After a decade at the Etihad, the Catalan leaves as the club’s greatest ever manager — a transformative figure who turned a wealthy but underachieving side into a relentless winning machine. Twenty major trophies tell only part of the story.
The real legacy lies in how he reshaped not just City, but the entire Premier League landscape.
Guardiola arrived in the summer of 2016 with a reputation that preceded him: the man who had reinvented Barcelona and made tiki-taka synonymous with beauty and dominance.
Many wondered if his intense, possession-obsessed style would translate to England’s more chaotic, physical game. It did — and then some.

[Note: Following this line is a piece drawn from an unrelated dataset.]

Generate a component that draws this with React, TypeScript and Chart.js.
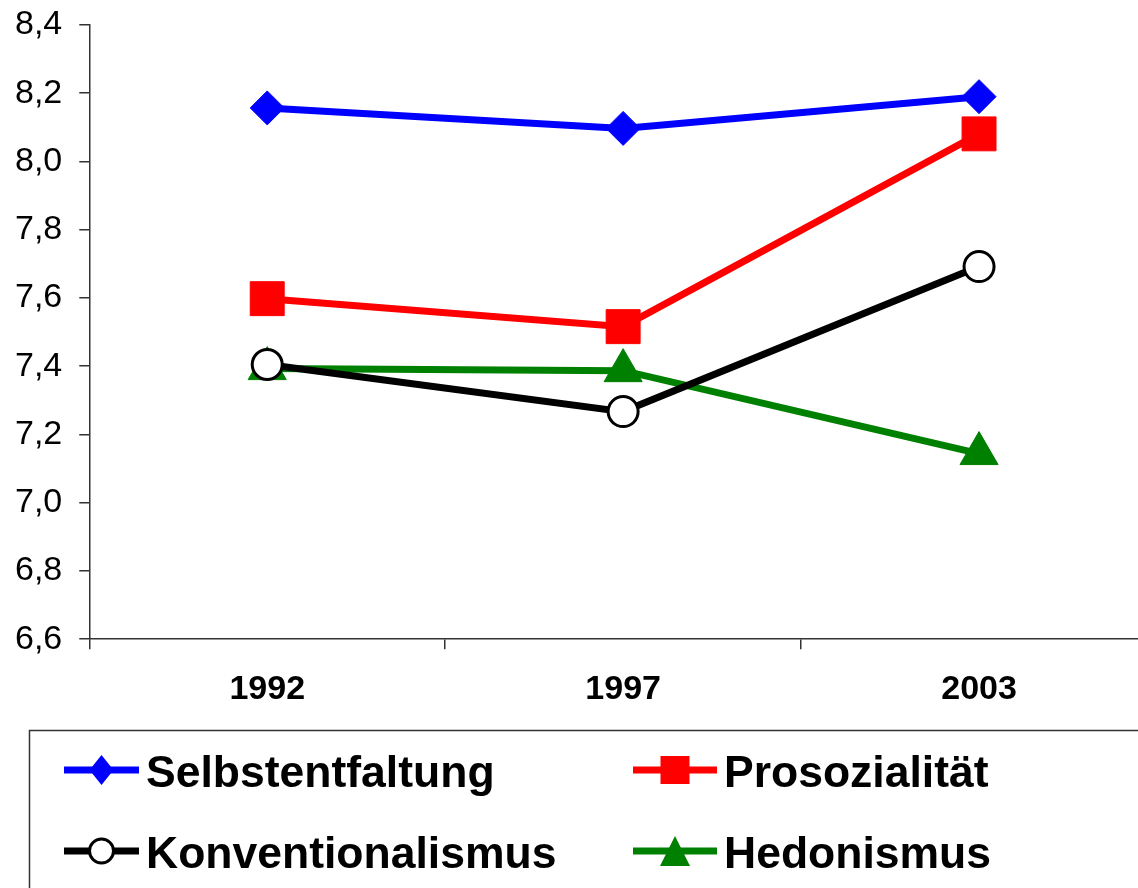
import React, { useEffect, useRef } from "react";
import { Chart, registerables } from "chart.js";

Chart.register(...registerables);

const years = ["1992", "1997", "2003"];
const seriesNames = ["Selbstentfaltung", "Prosozialität", "Konventionalismus", "Hedonismus"];
const selbstentfaltung = [8.157, 8.097, 8.19];
const prosozialitaet = [7.598, 7.516, 8.081];
const konventionalismus = [7.405, 7.267, 7.692];
const hedonismus = [7.393, 7.387, 7.144];
const seriesColors = ["#0000FF", "#FF0000", "#000000", "#008000"];
const yMin = 6.6;
const yMax = 8.4;
const yStep = 0.2;

const FONT = "'Liberation Sans', Arial, Helvetica, sans-serif";

const legendPlugin = {
  id: "boxLegend",
  afterDraw(chart: any) {
    const ctx = chart.ctx as CanvasRenderingContext2D;
    ctx.save();
    ctx.strokeStyle = "#333";
    ctx.lineWidth = 1.5;
    ctx.strokeRect(29.5, 730.5, 2000, 500);
    const cols = [64, 633];
    const rows = [770, 851];
    const lens = [75, 84];
    const order = [
      { i: 0, c: 0, r: 0 },
      { i: 1, c: 1, r: 0 },
      { i: 2, c: 0, r: 1 },
      { i: 3, c: 1, r: 1 },
    ];
    order.forEach(({ i, c, r }) => {
      const x0 = cols[c];
      const len = lens[c];
      const y = rows[r];
      const col = seriesColors[i];
      ctx.strokeStyle = col;
      ctx.lineWidth = 7;
      ctx.beginPath();
      ctx.moveTo(x0, y);
      ctx.lineTo(x0 + len, y);
      ctx.stroke();
      const cx = x0 + len / 2;
      ctx.fillStyle = col;
      ctx.beginPath();
      if (i === 0) {
        ctx.moveTo(cx, y - 15);
        ctx.lineTo(cx + 12, y);
        ctx.lineTo(cx, y + 15);
        ctx.lineTo(cx - 12, y);
        ctx.closePath();
        ctx.fill();
      } else if (i === 1) {
        ctx.rect(cx - 14.5, y - 14, 29, 28);
        ctx.fill();
      } else if (i === 2) {
        ctx.arc(cx, y, 12, 0, Math.PI * 2);
        ctx.fillStyle = "#fff";
        ctx.fill();
        ctx.lineWidth = 3;
        ctx.strokeStyle = col;
        ctx.stroke();
      } else {
        ctx.moveTo(cx, y - 15);
        ctx.lineTo(cx + 15, y + 15);
        ctx.lineTo(cx - 15, y + 15);
        ctx.closePath();
        ctx.fill();
      }
      ctx.fillStyle = "#000";
      ctx.font = `bold 44.5px ${FONT}`;
      ctx.textBaseline = "alphabetic";
      ctx.textAlign = "left";
      ctx.fillText(seriesNames[i], x0 + len + 7, y + 17);
    });
    ctx.restore();
  },
};

export default function App() {
  const ref = useRef<HTMLCanvasElement | null>(null);
  useEffect(() => {
    document.body.style.margin = "0";
    document.documentElement.style.overflow = "hidden";
    const canvas = ref.current;
    if (!canvas) return;
    const chart = new Chart(canvas, {
      type: "line",
      data: {
        labels: years,
        datasets: [
          {
            label: seriesNames[0],
            data: selbstentfaltung,
            borderColor: seriesColors[0],
            backgroundColor: seriesColors[0],
            borderWidth: 7,
            pointStyle: "rectRot",
            pointRadius: 17,
            pointBorderWidth: 1,
            pointBackgroundColor: seriesColors[0],
          },
          {
            label: seriesNames[1],
            data: prosozialitaet,
            borderColor: seriesColors[1],
            backgroundColor: seriesColors[1],
            borderWidth: 7,
            pointStyle: "rect",
            pointRadius: 24,
            pointBorderWidth: 1,
            pointBackgroundColor: seriesColors[1],
          },
          {
            label: seriesNames[2],
            data: konventionalismus,
            borderColor: seriesColors[2],
            backgroundColor: "#fff",
            borderWidth: 7,
            pointStyle: "circle",
            pointRadius: 15,
            pointBorderWidth: 3,
            pointBackgroundColor: "#fff",
          },
          {
            label: seriesNames[3],
            data: hedonismus,
            borderColor: seriesColors[3],
            backgroundColor: seriesColors[3],
            borderWidth: 7,
            pointStyle: "triangle",
            pointRadius: 22,
            pointBorderWidth: 1,
            pointBackgroundColor: seriesColors[3],
          },
        ],
      },
      options: {
        animation: false,
        responsive: false,
        maintainAspectRatio: false,
        layout: { padding: { left: -2, top: 23, right: 4, bottom: 158 } },
        plugins: { legend: { display: false }, tooltip: { enabled: false } },
        scales: {
          x: {
            type: "category",
            offset: true,
            grid: {
              offset: true,
              drawOnChartArea: false,
              drawTicks: true,
              tickLength: 10,
              color: "#333",
              lineWidth: 1.5,
            },
            border: { display: true, color: "#333", width: 1.5 },
            ticks: {
              color: "#000",
              padding: 20,
              font: { family: FONT, size: 34, weight: "bold" },
              maxRotation: 0,
            },
          },
          y: {
            min: yMin,
            max: yMax,
            afterFit: (scale: any) => {
              scale.paddingTop = 0;
              scale.paddingBottom = 0;
            },
            grid: {
              drawOnChartArea: false,
              drawTicks: true,
              tickLength: 10,
              color: "#333",
              lineWidth: 1.5,
            },
            border: { display: true, color: "#333", width: 1.5 },
            ticks: {
              stepSize: yStep,
              color: "#000",
              padding: 17,
              font: { family: FONT, size: 34 },
              callback: (v: any) => Number(v).toFixed(1).replace(".", ","),
            },
          },
        },
      },
      plugins: [legendPlugin],
    });
    return () => chart.destroy();
  }, []);
  return (
    <div style={{ width: 1138, height: 888, overflow: "hidden", position: "relative" }}>
      <canvas ref={ref} width={1182} height={888} style={{ position: "absolute", left: 0, top: 0, width: 1182, height: 888 }} />
    </div>
  );
}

The numbers are staggering. Six Premier League titles. A historic Treble in 2022/23. That record-breaking 100-point season in 2017/18.
Four consecutive league titles from 2021 to 2024. One Champions League. Multiple domestic cups. And this season, even as transition whispers grew louder, he added the Carabao Cup and FA Cup to the cabinet, bringing his personal trophy count at City to 20.
But this isn’t just about silverware. It’s about the football. City under Guardiola became a team that played with a rhythm few could match — full-backs inverting, midfielders dropping deep, wingers tucking in, false nines rotating. Opponents were often left chasing shadows. For a while, it felt almost unfair.
There were difficult moments too. The early Champions League exits. The painful semi-final losses. The scrutiny over club ownership and the 115 charges that have loomed large.
Through it all, Guardiola remained the ultimate competitor — intense on the touchline, philosophical in press conferences, and utterly devoted to the craft.
In his own words upon confirmation: “What a time we have had together.” Simple, but loaded with meaning.
A New Chapter for City
City have moved quickly, with Enzo Maresca — Guardiola’s former assistant and the man who impressed at Leicester and Chelsea — widely expected to step into the role.
It’s a sensible, continuity-driven choice, though the shadow cast by Pep will be enormous.
For fans, Sunday’s final Premier League game against Aston Villa at the Etihad will carry heavy emotion.
Expect tributes, scarves held high, and a proper send-off for the man who delivered the glory they had craved for so long.
A victory parade is already being planned for Monday.Guardiola isn’t disappearing entirely.
He’ll stay connected to the City Football Group as a Global Ambassador, ensuring his influence lingers behind the scenes.
The Greatest of His Generation?
As the dust settles, the debate will rage: where does this place him among the all-time greats? Ferguson? Wenger? Mourinho? Ancelotti? For many, Guardiola sits at the very pinnacle — the manager who perfected the art of modern football while demanding standards that pushed players to their absolute limits.
He leaves City in a far stronger position than he found them: a global superpower with a squad full of elite talent, a state-of-the-art training facility, and a winning culture ingrained at every level.
Thank you, Pep. For the nights in Munich and Istanbul. For the masterclasses at the Etihad. It makes us believe that football could be both ruthless and beautiful at the same time.